**REQUIREMENT**
Copy out the listing in full, exactly as written, but not its pictures.
BEGIN
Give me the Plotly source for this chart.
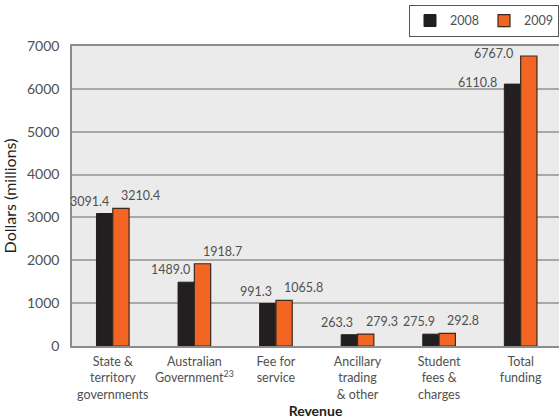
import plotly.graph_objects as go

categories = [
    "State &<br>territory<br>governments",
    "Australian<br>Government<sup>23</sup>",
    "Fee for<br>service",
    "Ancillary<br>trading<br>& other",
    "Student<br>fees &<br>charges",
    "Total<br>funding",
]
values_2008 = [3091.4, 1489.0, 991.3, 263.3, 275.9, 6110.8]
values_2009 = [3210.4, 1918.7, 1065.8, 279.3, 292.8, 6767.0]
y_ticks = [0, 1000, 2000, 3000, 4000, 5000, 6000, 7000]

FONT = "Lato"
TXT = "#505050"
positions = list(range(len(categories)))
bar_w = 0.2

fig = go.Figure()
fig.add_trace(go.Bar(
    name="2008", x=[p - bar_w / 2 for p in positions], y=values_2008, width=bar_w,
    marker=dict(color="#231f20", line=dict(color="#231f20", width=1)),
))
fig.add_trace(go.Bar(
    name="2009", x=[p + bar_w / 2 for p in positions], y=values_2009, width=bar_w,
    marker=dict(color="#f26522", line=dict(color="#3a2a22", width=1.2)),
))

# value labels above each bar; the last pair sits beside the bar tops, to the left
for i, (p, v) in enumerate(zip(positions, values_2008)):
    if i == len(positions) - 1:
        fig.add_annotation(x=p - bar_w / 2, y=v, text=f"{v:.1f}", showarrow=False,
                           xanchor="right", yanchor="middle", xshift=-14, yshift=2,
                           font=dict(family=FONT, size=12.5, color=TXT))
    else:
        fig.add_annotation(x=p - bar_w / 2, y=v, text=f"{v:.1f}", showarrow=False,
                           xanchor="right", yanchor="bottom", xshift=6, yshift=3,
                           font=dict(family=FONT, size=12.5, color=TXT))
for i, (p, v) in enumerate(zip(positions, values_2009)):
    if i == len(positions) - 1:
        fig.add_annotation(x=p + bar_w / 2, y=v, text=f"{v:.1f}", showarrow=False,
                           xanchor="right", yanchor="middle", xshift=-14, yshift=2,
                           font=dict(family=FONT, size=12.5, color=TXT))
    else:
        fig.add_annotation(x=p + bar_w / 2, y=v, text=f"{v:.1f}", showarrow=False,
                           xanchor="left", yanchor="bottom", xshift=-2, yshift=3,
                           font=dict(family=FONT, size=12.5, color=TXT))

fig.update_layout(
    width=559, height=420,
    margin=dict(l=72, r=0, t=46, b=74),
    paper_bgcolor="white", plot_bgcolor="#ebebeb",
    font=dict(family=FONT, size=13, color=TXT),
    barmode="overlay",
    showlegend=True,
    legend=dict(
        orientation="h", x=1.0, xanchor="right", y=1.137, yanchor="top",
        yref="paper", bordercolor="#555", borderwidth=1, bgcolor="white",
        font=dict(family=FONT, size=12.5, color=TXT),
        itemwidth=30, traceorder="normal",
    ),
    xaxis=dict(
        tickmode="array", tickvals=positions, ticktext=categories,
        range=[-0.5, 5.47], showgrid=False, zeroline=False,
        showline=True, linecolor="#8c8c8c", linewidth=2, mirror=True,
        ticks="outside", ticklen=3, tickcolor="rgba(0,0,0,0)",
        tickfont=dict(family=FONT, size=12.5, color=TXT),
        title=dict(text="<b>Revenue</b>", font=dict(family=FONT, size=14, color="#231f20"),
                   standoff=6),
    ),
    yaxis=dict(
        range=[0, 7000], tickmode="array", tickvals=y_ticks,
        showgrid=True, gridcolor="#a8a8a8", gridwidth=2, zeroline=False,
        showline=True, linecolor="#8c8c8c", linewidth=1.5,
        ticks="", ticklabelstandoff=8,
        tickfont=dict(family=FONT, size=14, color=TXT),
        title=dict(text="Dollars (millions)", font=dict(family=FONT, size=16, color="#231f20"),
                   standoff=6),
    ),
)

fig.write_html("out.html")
END
**RESULT**
Give me the Plotly source for this chart.
import plotly.graph_objects as go

categories = [
    "State &<br>territory<br>governments",
    "Australian<br>Government<sup>23</sup>",
    "Fee for<br>service",
    "Ancillary<br>trading<br>& other",
    "Student<br>fees &<br>charges",
    "Total<br>funding",
]
values_2008 = [3091.4, 1489.0, 991.3, 263.3, 275.9, 6110.8]
values_2009 = [3210.4, 1918.7, 1065.8, 279.3, 292.8, 6767.0]
y_ticks = [0, 1000, 2000, 3000, 4000, 5000, 6000, 7000]

FONT = "Lato"
TXT = "#505050"
positions = list(range(len(categories)))
bar_w = 0.2

fig = go.Figure()
fig.add_trace(go.Bar(
    name="2008", x=[p - bar_w / 2 for p in positions], y=values_2008, width=bar_w,
    marker=dict(color="#231f20", line=dict(color="#231f20", width=1)),
))
fig.add_trace(go.Bar(
    name="2009", x=[p + bar_w / 2 for p in positions], y=values_2009, width=bar_w,
    marker=dict(color="#f26522", line=dict(color="#3a2a22", width=1.2)),
))

# value labels above each bar; the last pair sits beside the bar tops, to the left
for i, (p, v) in enumerate(zip(positions, values_2008)):
    if i == len(positions) - 1:
        fig.add_annotation(x=p - bar_w / 2, y=v, text=f"{v:.1f}", showarrow=False,
                           xanchor="right", yanchor="middle", xshift=-14, yshift=2,
                           font=dict(family=FONT, size=12.5, color=TXT))
    else:
        fig.add_annotation(x=p - bar_w / 2, y=v, text=f"{v:.1f}", showarrow=False,
                           xanchor="right", yanchor="bottom", xshift=6, yshift=3,
                           font=dict(family=FONT, size=12.5, color=TXT))
for i, (p, v) in enumerate(zip(positions, values_2009)):
    if i == len(positions) - 1:
        fig.add_annotation(x=p + bar_w / 2, y=v, text=f"{v:.1f}", showarrow=False,
                           xanchor="right", yanchor="middle", xshift=-14, yshift=2,
                           font=dict(family=FONT, size=12.5, color=TXT))
    else:
        fig.add_annotation(x=p + bar_w / 2, y=v, text=f"{v:.1f}", showarrow=False,
                           xanchor="left", yanchor="bottom", xshift=-2, yshift=3,
                           font=dict(family=FONT, size=12.5, color=TXT))

fig.update_layout(
    width=559, height=420,
    margin=dict(l=72, r=0, t=46, b=74),
    paper_bgcolor="white", plot_bgcolor="#ebebeb",
    font=dict(family=FONT, size=13, color=TXT),
    barmode="overlay",
    showlegend=True,
    legend=dict(
        orientation="h", x=1.0, xanchor="right", y=1.137, yanchor="top",
        yref="paper", bordercolor="#555", borderwidth=1, bgcolor="white",
        font=dict(family=FONT, size=12.5, color=TXT),
        itemwidth=30, traceorder="normal",
    ),
    xaxis=dict(
        tickmode="array", tickvals=positions, ticktext=categories,
        range=[-0.5, 5.47], showgrid=False, zeroline=False,
        showline=True, linecolor="#8c8c8c", linewidth=2, mirror=True,
        ticks="outside", ticklen=3, tickcolor="rgba(0,0,0,0)",
        tickfont=dict(family=FONT, size=12.5, color=TXT),
        title=dict(text="<b>Revenue</b>", font=dict(family=FONT, size=14, color="#231f20"),
                   standoff=6),
    ),
    yaxis=dict(
        range=[0, 7000], tickmode="array", tickvals=y_ticks,
        showgrid=True, gridcolor="#a8a8a8", gridwidth=2, zeroline=False,
        showline=True, linecolor="#8c8c8c", linewidth=1.5,
        ticks="", ticklabelstandoff=8,
        tickfont=dict(family=FONT, size=14, color=TXT),
        title=dict(text="Dollars (millions)", font=dict(family=FONT, size=16, color="#231f20"),
                   standoff=6),
    ),
)

fig.write_html("out.html")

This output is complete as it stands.